ME: lick it slam it suck it, right?
HER: give me back my baby
Every few weeks I login to Facebook, update my birthday to the current day, and those idiots wish me happy birthday every time.
him: you’re not like most women
me: is it because I’ll eat an entire pizza, the fries in your hand, and a small village on a first date?
word gets around the prison that i’ve been digging a tunnel. one night they follow me down and find me in my ball pit. they don’t seem to understand freedom
My parents do this fun thing when they show up for dinner at 6 in the morning.
If you ask me to give you a ride anywhere on less than 2 hours notice, you’re gonna be sitting in a pile of empty soda bottles and chip bags.
Million dollar idea: a shirt made out of eyeglass cleaning cloth
Money doesn’t impress me. You know what does? Treehouses.
[Taylor Swift on toilet, going #2. Kanye jumps out of her shower]
“Yo, Taylor- I’m really happy for you & I’m-a let you finish, but…”
[boxing match]
Commentator: Silva is in the red shorts with green, white & yellow trim
Me: the black guy. Just say Silva is the black guy
Forget roses, lay me down on a bed of my favorite donuts.
I think my kids feel the same dread when I get their report cards as I do when they hear me open up a bag of oreos
*playing a California Raisins record for a friend* Pretty good right?
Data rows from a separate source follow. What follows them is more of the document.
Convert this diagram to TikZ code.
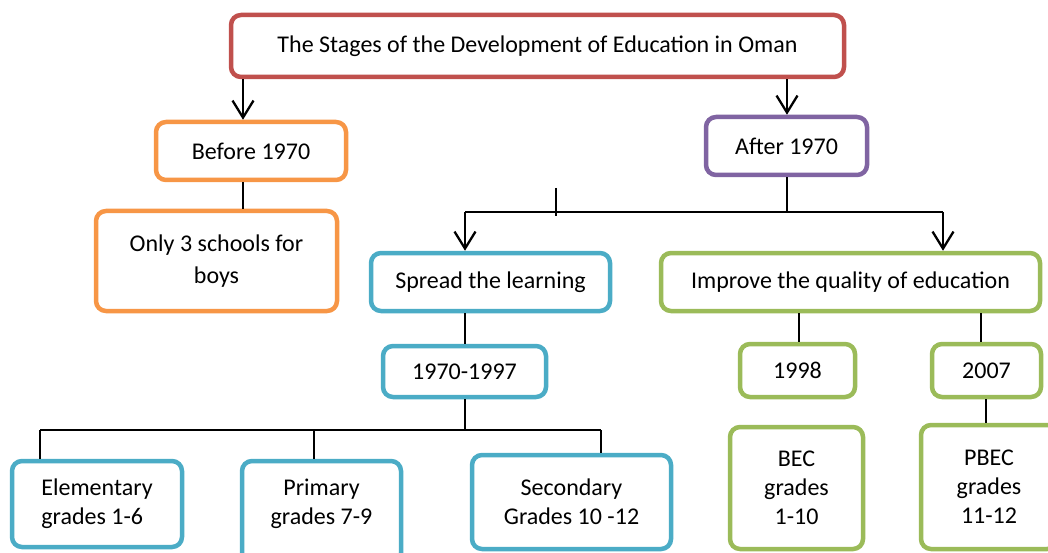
\documentclass[tikz,border=0pt]{standalone}
\usepackage{fontspec}
\setmainfont{Carlito}
\usetikzlibrary{arrows.meta}
\definecolor{cred}{HTML}{C0504D}
\definecolor{corange}{HTML}{F79646}
\definecolor{cpurple}{HTML}{8064A2}
\definecolor{cblue}{HTML}{4BACC6}
\definecolor{cgreen}{HTML}{9BBB59}
\tikzset{
  box/.style={draw, line width=4.5pt, rounded corners=10pt, fill=white, inner sep=0pt,
    align=center, font=\fontsize{24}{29}\selectfont, text=black},
  redbox/.style={box, draw=cred},
  orangebox/.style={box, draw=corange},
  purplebox/.style={box, draw=cpurple},
  bluebox/.style={box, draw=cblue},
  greenbox/.style={box, draw=cgreen},
  txt/.style={inner sep=0pt, align=center, font=\fontsize{24}{29}\selectfont},
  conn/.style={draw=black, line width=2.3pt},
  arr/.style={conn, -{Straight Barb[length=17pt,width=21pt,line width=2.3pt]}}
}
\begin{document}
\begin{tikzpicture}[x=1pt,y=-1pt]
\useasboundingbox (0,0) rectangle (1048,553);
% boxes
\node[redbox, minimum width=613, minimum height=62] (title) at (537.5,46) {The Stages of the Development of Education in Oman};
\node[orangebox, minimum width=190, minimum height=58] (bef) at (251,151) {Before 1970};
\node[orangebox, minimum width=241, minimum height=100] (only) at (216.5,261) {Only 3 schools for\\[3pt]boys};
\node[purplebox, minimum width=161, minimum height=58] (aft) at (786.5,146) {After 1970};
\node[bluebox, minimum width=239, minimum height=58] (spread) at (490.5,282) {Spread the learning};
\node[greenbox, minimum width=379, minimum height=58] (impr) at (850.5,282) {Improve the quality of education};
\node[bluebox, minimum width=163, minimum height=51] (ya) at (464.5,371.5) {1970-1997};
\node[greenbox, minimum width=115, minimum height=53] (yb) at (797.5,370.5) {1998};
\node[greenbox, minimum width=109, minimum height=53] (yc) at (986.5,370.5) {2007};
\node[bluebox, minimum width=170, minimum height=86, align=left] (elem) at (97,504) {Elementary\\grades 1-6};
\node[bluebox, minimum width=159, minimum height=102] (prim) at (321.5,512) {};
\node[txt] (primt) at (321.5,504) {Primary\\grades 7-9};
\node[bluebox, minimum width=199, minimum height=94] (sec) at (571.5,502) {Secondary\\Grades 10 -12};
\node[greenbox, minimum width=133, minimum height=122] (bec) at (796.5,488) {BEC\\grades\\1-10};
\node[greenbox, minimum width=136, minimum height=124] (pbec) at (989,487) {PBEC\\grades\\11-12};
% coordinates
\coordinate (xa) at (243,0);
\coordinate (xb) at (787,0);
\coordinate (busAL) at (465,212);
\coordinate (busAR) at (943,212);
\coordinate (tickT) at (556,188);
\coordinate (tickB) at (556,216);
\coordinate (busBL) at (40,430);
\coordinate (busBM) at (314,430);
\coordinate (busBR) at (601,430);
\coordinate (xc) at (799,0);
\coordinate (xd) at (981,0);
\coordinate (xe) at (986,0);
% connectors
\draw[arr] (title.south -| xa) -- (bef.north -| xa);
\draw[arr] (title.south -| xb) -- (aft.north -| xb);
\draw[conn] (bef.south -| xa) -- (only.north -| xa);
\draw[conn] (aft.south -| xb) -- (busAL -| xb);
\draw[conn] (busAL) -- (busAR);
\draw[arr] (busAL) -- (spread.north -| busAL);
\draw[arr] (busAR) -- (impr.north -| busAR);
\draw[conn] (tickT) -- (tickB);
\draw[conn] (spread.south -| busAL) -- (ya.north -| busAL);
\draw[conn] (ya.south -| busAL) -- (busBL -| busAL);
\draw[conn] (busBL) -- (busBR);
\draw[conn] (busBL) -- (elem.north -| busBL);
\draw[conn] (busBM) -- (prim.north -| busBM);
\draw[conn] (busBR) -- (sec.north -| busBR);
\draw[conn] (impr.south -| xc) -- (yb.north -| xc);
\draw[conn] (impr.south -| xd) -- (yc.north -| xd);
\draw[conn] (yc.south -| xe) -- (pbec.north -| xe);
\end{tikzpicture}
\end{document}
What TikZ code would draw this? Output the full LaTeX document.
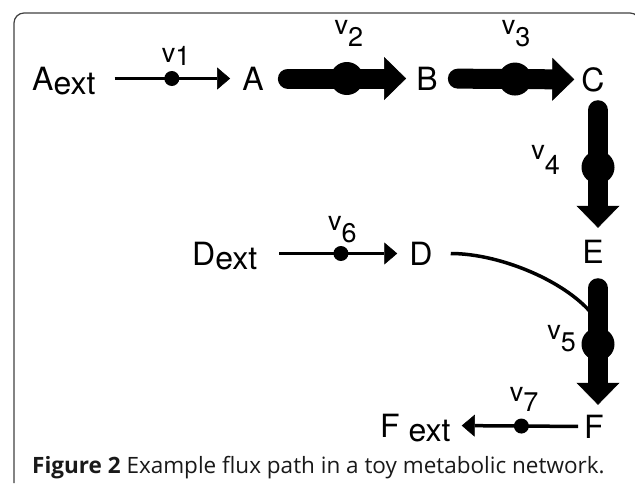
\documentclass[tikz,border=0pt]{standalone}
\usepackage{fontspec}
\setmainfont{TeX Gyre Heros}
\newfontfamily\capfont{Open Sans}
\usepackage{tikz}
\usetikzlibrary{arrows.meta}
\tikzset{met/.style={font=\fontsize{32}{32}\selectfont, inner sep=0pt, text height=23pt, text depth=0pt}}
\tikzset{flux/.style={font=\fontsize{27}{27}\selectfont, inner sep=0pt}}
\tikzset{slim/.style={line width=3.5pt, -{Triangle[length=13pt,width=22pt,line width=0.5pt]}}}
\tikzset{fat/.style={line width=20pt, line cap=round, -{Triangle[length=22pt,width=43pt,line width=0.5pt]}}}
\tikzset{dot/.style={circle, fill, inner sep=0pt, minimum size=15pt}}
\tikzset{bigdot/.style={circle, fill, inner sep=0pt, minimum size=33pt}}
\newcommand{\ext}{\raisebox{-4pt}{ext}}
\newcommand{\vsub}[2][12pt]{v\raisebox{-#1}{#2}}

\begin{document}
\begin{tikzpicture}[x=1pt,y=1pt]
        \useasboundingbox (0,0) rectangle (635,-483);
        \clip (0,0) rectangle (635,-483);
        \draw[line width=1.2pt, black!75, rounded corners=10pt] (14,-483) -- (14,-13) -- (640,-13) -- (640,-483);
        % metabolites
        \node[met, anchor=base west] (Aext) at (32,-90) {A\ext};
        \node[met, anchor=base] (A) at (253,-90) {A};
        \node[met, anchor=base] (B) at (427,-90) {B};
        \node[met, anchor=base] (C) at (593,-91) {C};
        \node[met, anchor=base] (E) at (593,-263) {E};
        \node[met, anchor=base west] (Dext) at (192,-265) {D\ext};
        \node[met, anchor=base] (D) at (421,-265) {D};
        \node[met, anchor=base] (F) at (594,-438) {F};
        \node[met, anchor=base west] (Fext) at (380,-437) {F \ext};
        \coordinate (j) at (598,-322);
        % reactions
        \draw[slim, shorten <=19pt, shorten >=12pt] (Aext.east) -- (A.west)
          node[dot, pos=0.52] {} node[flux, pos=0.55, above=11pt] {\vsub[3pt]{1}};
        \draw[fat, shorten <=24pt, shorten >=10pt] (A.east) -- (B.west)
          node[bigdot, pos=0.545] {} node[flux, pos=0.558, above=22pt] {\vsub{2}};
        \draw[fat, shorten <=20pt, shorten >=7pt] (B.east) -- (C.west)
          node[bigdot, pos=0.538] {} node[flux, pos=0.545, above=22pt] {\vsub{3}};
        \draw[fat, shorten <=19pt, shorten >=12pt] ([xshift=5pt]C.south) -- ([xshift=5pt]C.south |- E.north)
          node[bigdot, pos=0.512] {} node[flux, pos=0.465, left=28pt] {\vsub[15pt]{4}};
        \draw[slim, shorten <=22pt, shorten >=12pt] (Dext.east) -- (D.west)
          node[dot, pos=0.55] {} node[flux, pos=0.56, above=9pt] {\vsub{6}};
        \draw[line width=3.5pt, shorten <=18pt] (D.east) to[out=0, in=122, out distance=70pt, in distance=44pt] (j);
        \draw[fat, shorten <=25pt, shorten >=10pt] ([xshift=5pt]E.south) -- ([xshift=5pt]E.south |- F.north)
          node[bigdot, pos=0.534] {} node[flux, pos=0.5, left=12pt] {\vsub{5}};
        \draw[slim, shorten <=6pt, shorten >=11pt] (F.west) -- (Fext.east)
          node[dot, pos=0.47] {} node[flux, pos=0.449, above=13pt] {\vsub[10pt]{7}};
        % caption
        \node[anchor=base west, inner sep=0pt, text=black!90, font=\capfont\fontsize{22.5}{22.5}\selectfont] (cap) at (32,-473)
          {\textbf{Figure 2} Example flux path in a toy metabolic network.};
      \end{tikzpicture}
\end{document}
These are raisins playing all the instruments
If couples who are in love are called love birds, then really, couples who always fight should be called angry birds!
Toddler: *crawling across the desert*
Kind stranger: *offers water*
Toddler: No, red cup!
Therapist: Would you date yourself?
Me: No, I deserve better…
In Hell, you enter email addresses & passwords using video game controllers for ever.